GLM 5.2	MiniMax M3	DeepSeek V4 Flash

Passed hard gates and landed in `manual_review`.	Lively, but rejected because visible non-canvas overlays helped the scene.	Passed hard gates and landed in `manual_review`.

The sequence finished as completed_with_failures.

That is the right result: two working canvas artifacts, one rejected artifact, and no network or browser-console failures during validation.

I wanted one simple thing: give three local models the same browser animation prompt and keep the results honest.

The annoying part was not the fireworks. It was everything around them.

Each model needed a different runtime lane:

GLM 5.2 ran through the GLM-capable llama.cpp server.
MiniMax M3 needed a MiniMax-specific llama.cpp PR build.
DeepSeek V4 Flash used the DS4 server lane with its own launch recipe.
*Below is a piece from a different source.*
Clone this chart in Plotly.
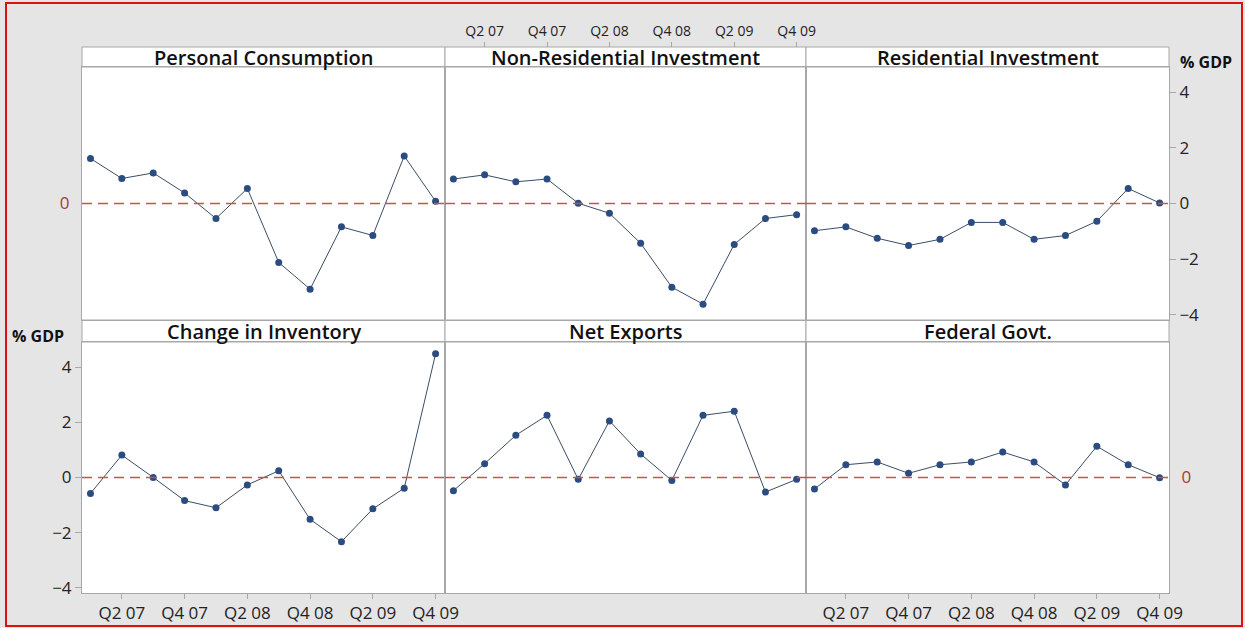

That is the part I care about.

A scoreboard only tells me which model looked better. This run tested something more useful: whether the approval system can keep incompatible local runtimes isolated, start them cleanly, stop them cleanly, validate the browser artifact, and report failure without pretending everything passed.

Result

Model	Result	Note
GLM 5.2	`manual_review`	Functional fullscreen canvas fireworks.
MiniMax M3	`reject`	Failed the hard gate for non-canvas visual overlays.
DeepSeek V4 Flash	`manual_review`	Functional fullscreen canvas fireworks.

The source sequence report is results/admission-eval/model-approval-sequence/2026-06-21T01-50-00-000Z-sequence.json.

What this proved

The useful result was not “model A beat model B.”

The useful result was that the lane stayed honest.

MiniMax produced something visually interesting, but it violated the contract. The validator rejected it. That matters more than whether it looked cool, because the whole point of this setup is to separate model taste from approval rules.

If I cannot trust the harness to say no, I cannot trust it when it says yes.